In a country where half the population follows traditional religions, Francis told the bishops, priests and pastoral workers in the cathedral that “whether we like it or not, we are called to face reality as it is. Times change and we need to realize that often we do not know how to find our place in new scenarios.” They must, he addedn, not forget “that the promised land is before us, not behind us, and in our lament for times past, we are turning to stone.”
“In a crisis of priestly identity, sometimes we need to step away from important and solemn places, and return to the places from which we were called, where it was clear that the initiative and the power was from God. At times, without wanting it, and with no moral fault, we get used to identifying our daily activity as priests with certain rituals, with meetings and conversations, where our presence in those meetings, at the table or in the hall is ‘hierarchical’.”
“Renewing our vocation often entails discerning if our weariness and worries are the result of a certain ‘spiritual worldliness’ imposed by ‘the allure of a thousand distracting commercial advertisements in order to walk ahead, freely, along paths that lead us to love of our brothers and sisters, to the Lord’s flock, to the sheep who wait for the voice of their shepherds’.”

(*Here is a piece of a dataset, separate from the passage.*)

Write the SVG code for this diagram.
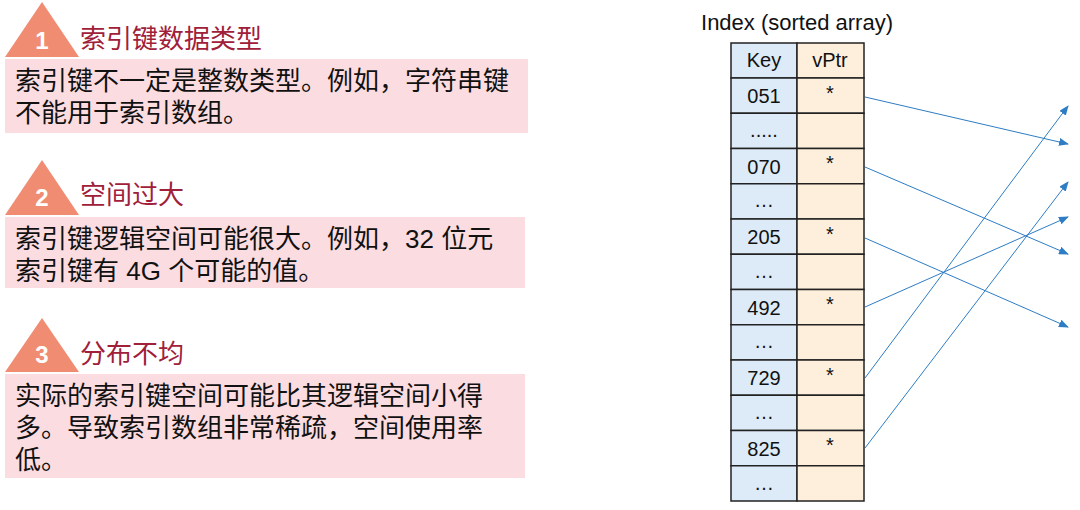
<svg xmlns="http://www.w3.org/2000/svg" width="1080" height="510" viewBox="0 0 1080 510">
<defs>
<style>
.tri{fill:#F08C72}
.num{font:bold 24px "Liberation Sans",sans-serif;fill:#fff;text-anchor:middle}
.ttl{font:26px "Liberation Sans","Noto Sans CJK SC",sans-serif;fill:#A0203A}
.box{fill:#FBDDE1}
.body{font:26px "Liberation Sans","Noto Sans CJK SC",sans-serif;fill:#111}
.k{fill:#DDEBF8;stroke:#222;stroke-width:1.5}
.p{fill:#FEEFDD;stroke:#222;stroke-width:1.5}
.t{font:20px "Liberation Sans",sans-serif;fill:#111;text-anchor:middle}
.h{font:22px "Liberation Sans",sans-serif;fill:#111;text-anchor:middle}
.a{stroke:#2E7CC4;stroke-width:1;fill:none;marker-end:url(#ah)}
</style>
<marker id="ah" markerWidth="10" markerHeight="8" refX="9" refY="4" orient="auto" markerUnits="userSpaceOnUse"><path d="M0,0L10,4L0,8z" fill="#2E7CC4"/></marker>
</defs>
<g id="p1">
<polygon class="tri" points="42,2 5,57 79,57"/><text class="num" x="42" y="49">1</text>
<text class="ttl" x="80" y="48">索引键数据类型</text>
<rect class="box" x="5" y="59" width="523" height="74"/>
<text class="body" x="15" y="90">索引键不一定是整数类型。例如，字符串键</text>
<text class="body" x="15" y="122">不能用于索引数组。</text>
</g>
<g id="p2">
<polygon class="tri" points="42,160 5,215 79,215"/><text class="num" x="42" y="206">2</text>
<text class="ttl" x="80" y="204">空间过大</text>
<rect class="box" x="5" y="217" width="520" height="71"/>
<text class="body" x="15" y="248">索引键逻辑空间可能很大。例如，32 位元</text>
<text class="body" x="15" y="280">索引键有 4G 个可能的值。</text>
</g>
<g id="p3">
<polygon class="tri" points="42,318 5,372 79,372"/><text class="num" x="42" y="363">3</text>
<text class="ttl" x="80" y="363">分布不均</text>
<rect class="box" x="5" y="374" width="520" height="104"/>
<text class="body" x="15" y="405">实际的索引键空间可能比其逻辑空间小得</text>
<text class="body" x="15" y="437">多。导致索引数组非常稀疏，空间使用率</text>
<text class="body" x="15" y="469">低。</text>
</g>
<g id="index">
<text class="h" x="797" y="30">Index (sorted array)</text>
<rect class="k" x="731" y="43" width="66" height="35"/><rect class="p" x="797" y="43" width="67" height="35"/>
<text class="t" x="764" y="67">Key</text><text class="t" x="830" y="67">vPtr</text>
<rect class="k" x="731" y="78" width="66" height="35.25"/><rect class="p" x="797" y="78" width="67" height="35.25"/>
<rect class="k" x="731" y="113.25" width="66" height="35.25"/><rect class="p" x="797" y="113.25" width="67" height="35.25"/>
<rect class="k" x="731" y="148.5" width="66" height="35.25"/><rect class="p" x="797" y="148.5" width="67" height="35.25"/>
<rect class="k" x="731" y="183.75" width="66" height="35.25"/><rect class="p" x="797" y="183.75" width="67" height="35.25"/>
<rect class="k" x="731" y="219" width="66" height="35.25"/><rect class="p" x="797" y="219" width="67" height="35.25"/>
<rect class="k" x="731" y="254.25" width="66" height="35.25"/><rect class="p" x="797" y="254.25" width="67" height="35.25"/>
<rect class="k" x="731" y="289.5" width="66" height="35.25"/><rect class="p" x="797" y="289.5" width="67" height="35.25"/>
<rect class="k" x="731" y="324.75" width="66" height="35.25"/><rect class="p" x="797" y="324.75" width="67" height="35.25"/>
<rect class="k" x="731" y="360" width="66" height="35.25"/><rect class="p" x="797" y="360" width="67" height="35.25"/>
<rect class="k" x="731" y="395.25" width="66" height="35.25"/><rect class="p" x="797" y="395.25" width="67" height="35.25"/>
<rect class="k" x="731" y="430.5" width="66" height="35.25"/><rect class="p" x="797" y="430.5" width="67" height="35.25"/>
<rect class="k" x="731" y="465.75" width="66" height="35.25"/><rect class="p" x="797" y="465.75" width="67" height="35.25"/>
<text class="t" x="764" y="103">051</text><text class="t" x="830" y="100">*</text>
<text class="t" x="764" y="137">.....</text>
<text class="t" x="764" y="174">070</text><text class="t" x="830" y="170">*</text>
<text class="t" x="764" y="207">…</text>
<text class="t" x="764" y="244">205</text><text class="t" x="830" y="241">*</text>
<text class="t" x="764" y="278">…</text>
<text class="t" x="764" y="315">492</text><text class="t" x="830" y="311">*</text>
<text class="t" x="764" y="348">…</text>
<text class="t" x="764" y="385">729</text><text class="t" x="830" y="382">*</text>
<text class="t" x="764" y="419">…</text>
<text class="t" x="764" y="456">825</text><text class="t" x="830" y="452">*</text>
<text class="t" x="764" y="490">…</text>
</g>
<g id="connectors">
<line class="a" x1="865" y1="97" x2="1068" y2="144"/>
<line class="a" x1="865" y1="167" x2="1068" y2="254"/>
<line class="a" x1="865" y1="238" x2="1068" y2="327"/>
<line class="a" x1="865" y1="307" x2="1068" y2="217"/>
<line class="a" x1="865" y1="378" x2="1068" y2="106"/>
<line class="a" x1="865" y1="448" x2="1068" y2="182"/>
</g>
</svg>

It is a matter of showing young people the way of Jesus’ sequela so that, “radiant with the joy of a daily commitment, not imposed but fostered and chosen in silence and prayer, [they] desire to say their own ‘yes’,” able to resist to the “many attractively packaged offers” that come their way, but which will leave them “feeling empty, weary and alone.”
“You, at least the older ones among you, witnessed how division and conflict ended in war. You must always be ready to ‘visit’, to shorten distances. The Church in Mozambique is invited to be the Church of the Visitation; it cannot be part of the problem of rivalry, disrespect and division that pits some against others, but instead a door to solutions, a space where respect, interchange and dialogue are possible.”

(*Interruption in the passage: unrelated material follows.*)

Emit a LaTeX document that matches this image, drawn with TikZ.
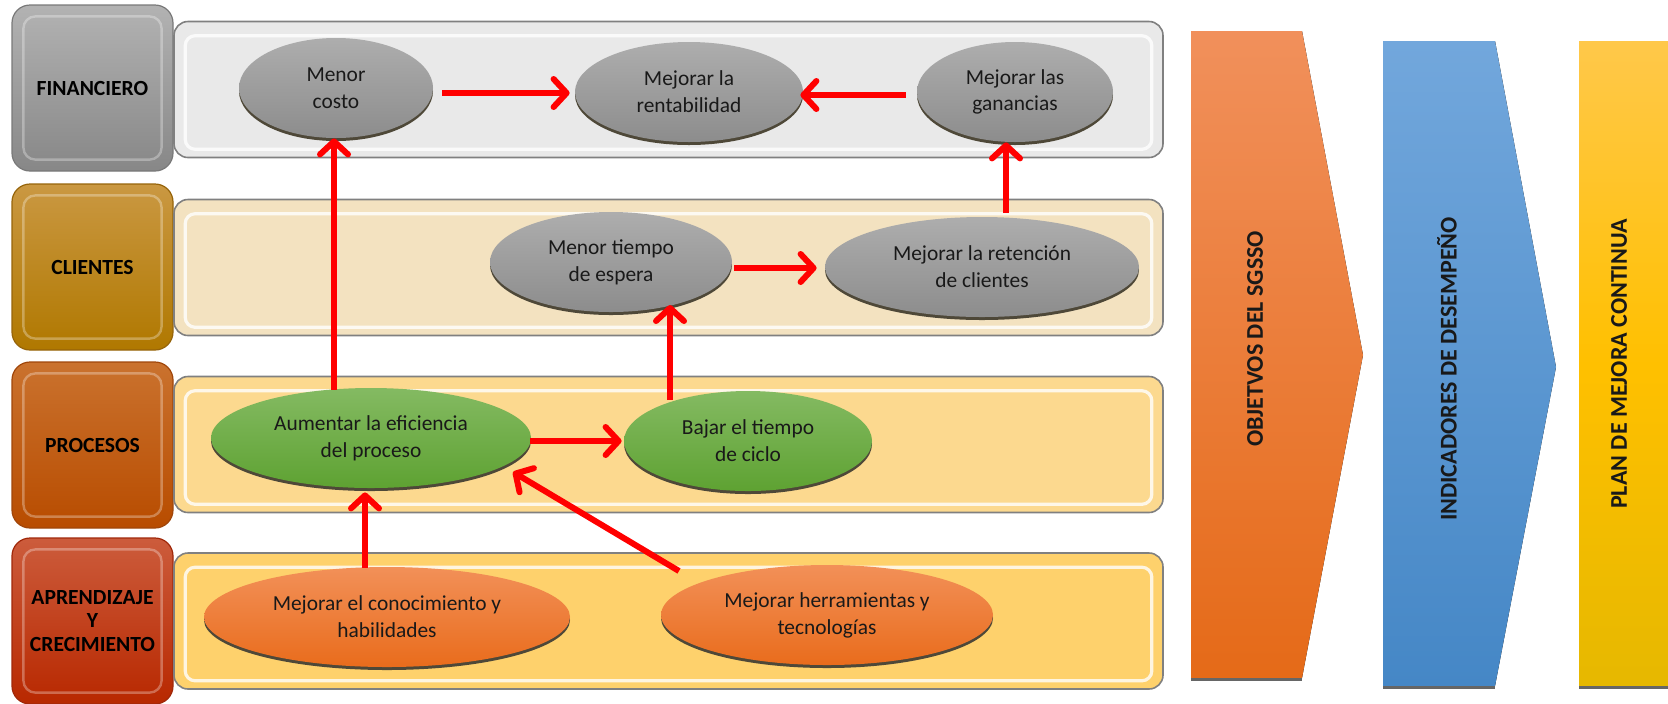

“The question raised about how to react to interreligious marriages challenges this persistent tendency of ours for fragmentation, for separating rather than uniting. The same is true of relations between nationalities and races, between North and South, between communities, priests and bishops. It represents a challenge because developing ‘a peaceful and multifaceted culture of encounter’ requires ‘an ongoing process in which every new generation must take part: a slow and arduous effort calling for a desire for integration and willingness to achieve this’.
“This is the necessary condition for ‘progress in building a people in peace, justice and fraternity’, for ‘the development of life in society and the building of a people where differences are harmonized within a shared pursuit’ (Evangelii Gaudium, 220, 221). Just as Mary journeyed to the house of Elizabeth, we too, as a Church, have to find the road to take in the face of new problems, taking care not to remain paralyzed by the mindset of opposition, division and condemnation. Set out on that path, and seek answers to these challenges by imploring the unfailing help of the Holy Spirit. For he is the Teacher who can show us new paths to follow.”
The Casa Mateo 25, which Francis visited after the meeting in the cathedral, is an initiative of the Apostolic Nunciature and more than 20 local religious congregations. It helps young people and street kids who have no food and often no place to sleep.
On average, 70 to 120 people are served every day: children, young people and adults (men and women) affected by different kinds of poverty: boys living in the streets, the homeless, squeegee people, drug addicts, people with alcohol dependency, the sick, ex-convicts.